Très bien intégrée dans la société libanaise, cette communauté se revendique aujourd’hui davantage comme libanaise d’origine arménienne que comme arménienne vivant au Liban. «Je suis libanais et l’Arménie fait partie de mon identité», conclut Antranig Dakessian.
Jenny Saleh
Une présence ancienne
Que ceux qui pensent que la présence arménienne date de l’année du génocide, soit 1915, se détrompent. Le couvent de Bzommar en est la preuve. Il a été établi dès 1748 par les catholiques arméniens dans le Mont-Liban, indique Antranig Dakessian.

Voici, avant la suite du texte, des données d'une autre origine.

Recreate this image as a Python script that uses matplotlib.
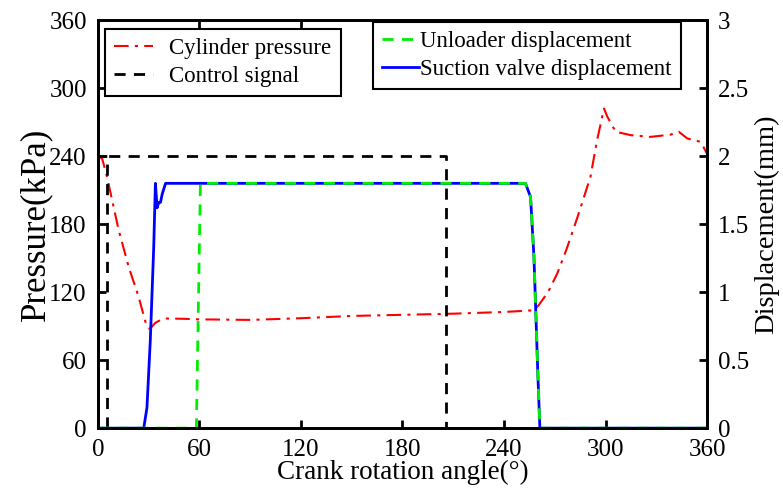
import matplotlib
matplotlib.use("Agg")
import matplotlib.pyplot as plt

plt.rcParams['font.family'] = ['Liberation Serif', 'DejaVu Serif']
plt.rcParams['mathtext.fontset'] = 'stix'

# cylinder pressure (kPa) vs crank angle (deg)
p_angle = [0, 2.5, 5.4, 12.3, 18.2, 24.1, 28.1, 30.0, 31.0, 34, 38.9, 50, 60, 90, 120, 150,
           180, 210, 240, 257.6, 260.5, 266, 271.5, 277, 283.4, 291.1, 295, 299.1,
           301.1, 306, 315, 326.7, 338.5, 343.3, 348.3, 356.2, 359, 360]
p_kpa = [240, 238, 221.7, 174.7, 142.3, 115.8, 93.8, 88, 88, 93, 96.8, 96.5, 96, 95.5, 97, 99,
         100, 101, 102.5, 104, 108.5, 120, 136.5, 158, 186, 221.7, 254, 282,
         274.7, 261.5, 258.5, 257, 259, 261.5, 255.6, 252.6, 245, 242]

# control signal (shown on the 2 mm level)
ctrl_angle = [5.6, 5.6, 0, 206, 206, 360]
ctrl_mm = [0, 2, 2, 2, 0, 0]

# unloader displacement (mm)
unl_angle = [0, 58.2, 60.6, 252.7, 255.7, 257.7, 258.7, 260, 261.2, 360]
unl_mm = [0, 0, 1.8, 1.8, 1.70, 1.26, 0.89, 0.40, 0.0, 0.0]

# suction valve displacement (mm)
suc_angle = [0, 27.1, 29, 31, 33, 34, 35, 36, 37, 38, 40, 252.7, 255.7, 257.7, 258.7, 260, 261.2, 360]
suc_mm = [0, 0, 0.15, 0.65, 1.33, 1.8, 1.62, 1.66, 1.66, 1.72, 1.8, 1.8, 1.70, 1.26, 0.89, 0.40, 0.0, 0.0]

fig = plt.figure(figsize=(7.83, 4.91), dpi=100)
ax = fig.add_axes([0.125, 0.128, 0.778, 0.831])
ax2 = ax.twinx()

l_p, = ax.plot(p_angle, p_kpa, color='red', lw=1.5, dashes=(7, 3, 1.5, 3), label='Cylinder pressure')
l_c, = ax2.plot(ctrl_angle, ctrl_mm, color='black', lw=2, dashes=(4, 3), label='Control signal')
l_s, = ax2.plot(suc_angle, suc_mm, color='blue', lw=2, label='Suction valve displacement')
l_u, = ax2.plot(unl_angle, unl_mm, color='#00ee00', lw=2, dashes=(4, 3), label='Unloader displacement')

ax.set_xlim(0, 360)
ax.set_ylim(0, 360)
ax2.set_ylim(0, 3)
ax.set_xticks(range(0, 361, 60))
ax.set_yticks(range(0, 361, 60))
ax2.set_yticks([0, 0.5, 1, 1.5, 2, 2.5, 3])
ax2.set_yticklabels(['0', '0.5', '1', '1.5', '2', '2.5', '3'])

ax.set_xlabel('Crank rotation angle(°)', fontsize=19.5, labelpad=-1)
ax.set_ylabel('Pressure(kPa)', fontsize=25, labelpad=-2)
ax2.set_ylabel('Displacement(mm)', fontsize=20.5, labelpad=3)

ax.tick_params(axis='both', direction='in', labelsize=18, width=2, length=6, top=True, pad=8)
ax2.tick_params(axis='y', direction='in', labelsize=18, width=2, length=6, pad=8)
for a in (ax, ax2):
    for s in a.spines.values():
        s.set_linewidth(2)

leg1 = ax2.legend([l_p, l_c], ['Cylinder pressure', 'Control signal'],
                  loc='upper left', bbox_to_anchor=(0.012, 0.978), fontsize=16.5,
                  fancybox=False, framealpha=1, edgecolor='black', handlelength=1.7,
                  borderaxespad=0, borderpad=0.4, labelspacing=0.3, handletextpad=0.7)
leg1.get_frame().set_linewidth(1.5)
ax2.add_artist(leg1)
leg2 = ax2.legend([l_u, l_s], ['Unloader displacement', 'Suction valve displacement'],
                  loc='upper left', bbox_to_anchor=(0.452, 0.995), fontsize=16.5,
                  fancybox=False, framealpha=1, edgecolor='black', handlelength=1.6,
                  borderaxespad=0, borderpad=0.4, labelspacing=0.3, handletextpad=0.05)
leg2.get_frame().set_linewidth(1.5)

fig.savefig('out.png', dpi=100)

De même, parmi les grands noms arméniens qui sont partie intégrante de l’histoire du pays du Cèdre, on peut mentionner Daoud Pacha, né à Constantinople, qui fut nommé «caïmacam» du Liban (gouverneur) pour la Sublime Porte, et installé à Deir-al-Qamar entre 1861 et 1869.
Halte aux idées reçues
Si la communauté des Arméniens du Liban est très bien organisée, il est faux, selon le Pr Antranig Dakessian, de dire que les Arméniens vivent entre eux. Comme dans un ghetto. Les stéréotypes à l’égard de cette communauté ont la vie dure. Chiffres à l’appui, Dakessian explique: «A peine 60% des écoliers sont inscrits dans des écoles arméniennes ou encore que plus de 50% des étudiants ne poursuivent pas leurs cursus à l’Université Haigazian». Les stéréotypes viennent, selon lui, du fait que les Libano-Arméniens parlent l’arménien, ce qui a peu à voir avec leur intégration. Par ailleurs, le Pr Dakessian estime à «35% le nombre de mariages mixtes entre Arméniens et non-Arméniens». Selon lui, les Libano-Arméniens sont très bien intégrés à la société et se revendiquent comme des Libanais à part entière. Enfin, l’universitaire nous apprend qu’en 1975, les Arméniens constituaient, avec quelque 250 000 âmes contre 90 000 aujourd’hui, la première communauté chrétienne de Beyrouth et la deuxième plus importante au Moyen-Orient. Selon lui, à la veille de la guerre civile, la diaspora arménienne occupait quasi exclusivement certains créneaux commerciaux, comme la fabrication de chaussures, la joaillerie ou encore la photographie et la musique.